The Internet was not designed to capture identifying information about its users. Internet traffic consists of anonymous packets of information identified only by sequence number plus source and destination IP addresses. Also, the architecture of the Internet does not utilize or require “global control at the operations level” and “no information (is) retained by the gateways (or routers) about the individual flows of packets passing through them”. 
Principally for these reasons, the methods presently available to collect behavior information about website visitors are fundamentally flawed and unreliable. For example; web surfers concerned about privacy have multiple options available to them for circumvention of any of the presently available data collection techniques.
 Internet Society, “A Brief History of the Internet”, Barry M. Leiner, et. al., December 11, 2007, http://www.isoc.org/internet/history/brief.shtml —Preceding unsigned comment added by 220.127.116.11 (talk) 22:16, 11 December 2007 (UTC)
Second opinion please?
Could someone please review the recent additions by User:18.104.22.168 which I've reverted twice already? I don't want to get into an edit war. Thanks. Stephen Turner (Talk) 19:27, 29 December 2007 (UTC)
- Could someone else please comment on this. Thank you. Stephen Turner (Talk) 17:01, 30 January 2008 (UTC)
what about giving a link to the appropriate dmoz listing
- To quote:
WP:NOTDIR says: "Wikipedia is not a directory"
Server-side script logging is missing
It's rather odd that only log file analysis and remote-server calling is mentioned, when things like FireStats are very common. If someone's up to the job... :) 22.214.171.124 (talk) 22:43, 16 April 2008 (UTC)
"Web analytics is the study of online behaviour in order to improve it."
This is quite a meaningless statement. Remember this is an encyclopedia not a marketing textbook, and not everyone can or wants to read this article with the implicit assumptions of marketers in mind.
"drivers and conversions"
This is (presumably marketing) terminology that leaves a non-specialist reader confused and risks reinforcing a subjective view of the topic. —Preceding unsigned comment added by 126.96.36.199 (talk) 12:55, 28 June 2008 (UTC)
- Good question. I think it belongs. I see the boundary as being whether the stats are made up of thousands of visitors (web analytics) or just ten (usability testing). So a heat map of everyone's mouse movements would be web analytics. Stephen Turner (Talk) 18:57, 28 November 2008 (UTC)
- Well, you can interpret this as a long-run live test with a large number of people under most realistic circumstances, or not?
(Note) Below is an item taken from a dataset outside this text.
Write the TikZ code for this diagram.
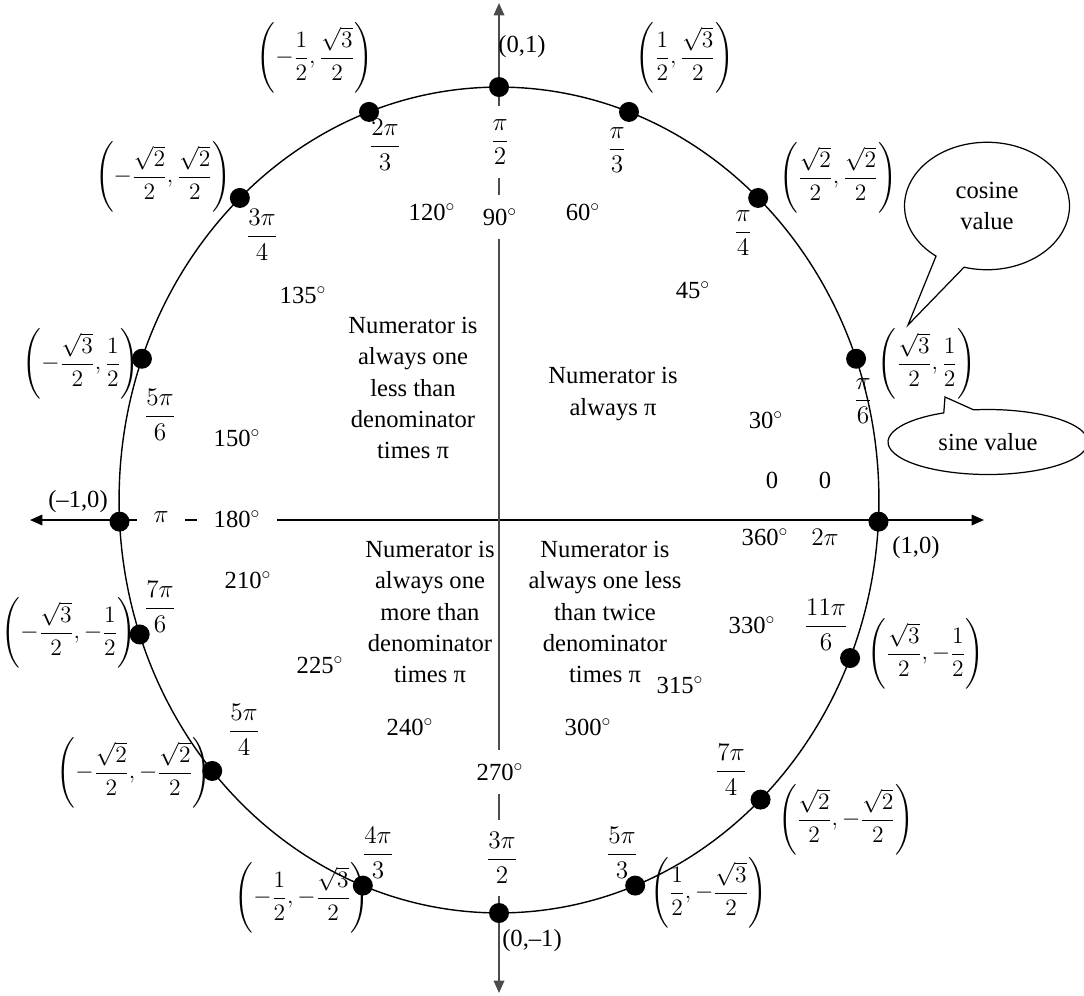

Maybe the boundary is on how you use the results: improve or invest into the content and service in the most visited areas or improve the UI based on the results. Arthur Schiwon (talk) 14:35, 4 December 2008 (UTC) (yay, i got an account ;) )
- When people know, they are being watched or they test something, they behave in a different way than they would normally. That is the problem in laboratory conditions. Though you cannot do this in a beginning stadium, it is possible to use the results to improve usability after the launch. However, for usability testing you use more likely replays of the recordings rather than a heat map, i think. Arthur Schiwon (talk) 13:48, 5 December 2008 (UTC)
- To go back to the question, I agree with Stephen that it belongs on this list as long as it analytical information, (i.e. thousands of visitors) as opposed to usability testing (i.e. tens of visitors). As far as I know however, the only companies that do this are ClickTale and Userfly, so it's very specific to certain companies. I think it's difficult to add this without looking like advertising or self promotion, anyone want to give it a try? -Shmuls (talk) 12:29, 2 November 2009 (UTC)
I wish to add a link to http://www.kaushik.net/ at the end of the article.
I am a reader of this blog, and find it (to my knowledge) the best in the field. However, it is a blog, do you think it should be added or not?